Ibrahim has been held in pretrial detention since September 21, 2019, when he was arrested and charged with membership of a banned group, spreading false news, and misusing social media, according to CPJ research.
He was due to be released on November 3, but the state prosecutor’s office yesterday filed an additional charge against him, alleging membership in a terrorist organization, and ordered his detention to be extended pending an investigation into that new charge, according to the regional rights group the Arab Network for Human Rights Information and news reports.

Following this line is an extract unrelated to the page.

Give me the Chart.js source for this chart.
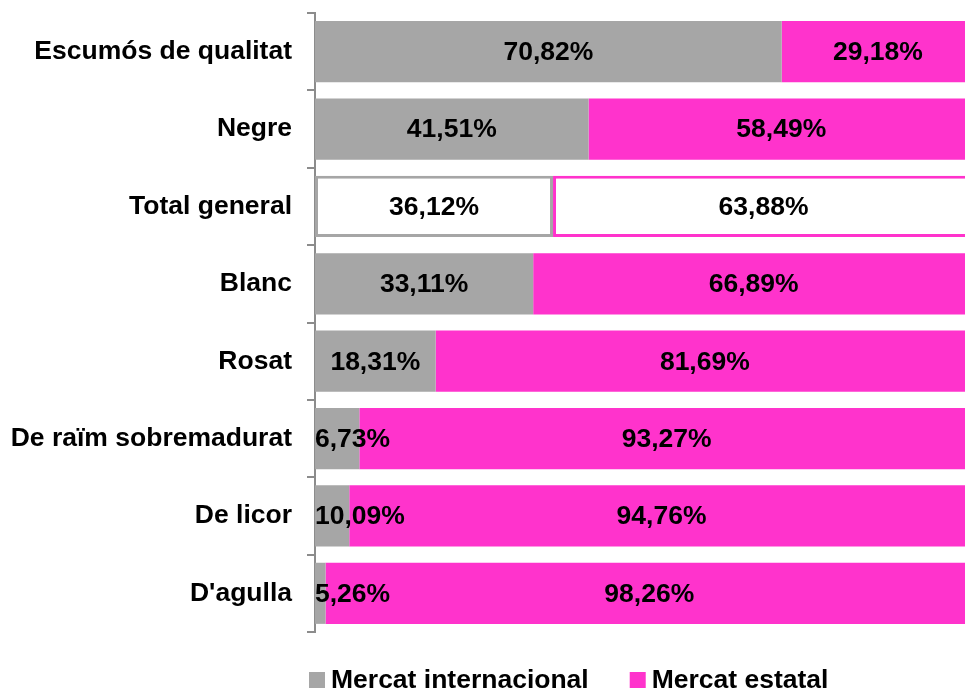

“Egyptian authorities must immediately and unconditionally release blogger Mohamed Oxygen and drop both the new and old trumped-up charges against him,” said CPJ Middle East and North Africa Program Coordinator Sherif Mansour, in Washington, D.C. “Egypt must end its inhumane practice of extending pretrial detentions of journalists by filing more bogus charges to keep them behind bars.”
Ibrahim was first arrested on April 6, 2018, after he reported on government opposition figures and irregularities in Egypt’s 2018 presidential election on his blog, Oxygen Egypt, as CPJ documented at the time. On July 22, 2019, he was released on parole, but was then rearrested on September 21 under new charges, according to CPJ research.
On November 3, a terrorism court in Cairo ordered the release of at least 300 people held in pretrial detention, including journalists Sayed Abd Ellah and Haisam Mahgoub, according to news reports. The court did not specify any reason for the releases, according to those reports.
As of today, Mahgoub and Abd Ellah remain in custody pending the completion of their release procedures, according to a local press freedom advocate familiar with their cases, who spoke to CPJ on the condition of anonymity, citing fear of reprisal.
Local lawyers and rights groups have noted that it is common practice for Egyptian authorities to file additional charges against detainees to keep them imprisoned, in what has become known the “revolving door policy,” according to news reports. Since April 2019, Egyptian authorities have used that policy to extend the detentions of journalists Shadi Abu Zeid, Mahmoud Hussein Gomaa, Alaa Abdelfattah, Mostafa al-Aasar, Moataz Wadnan, Mohamed Salah, Solafa Magdy and Esraa Abdelfattah, according to CPJ research.
CPJ emailed the Ministry of Interior, which oversees the state prosecutor’s office, for comment, but did not receive an immediate response.
Editor’s note: The spelling of the name of the journalist Haisam Mahgoub has been corrected in the sixth paragraph.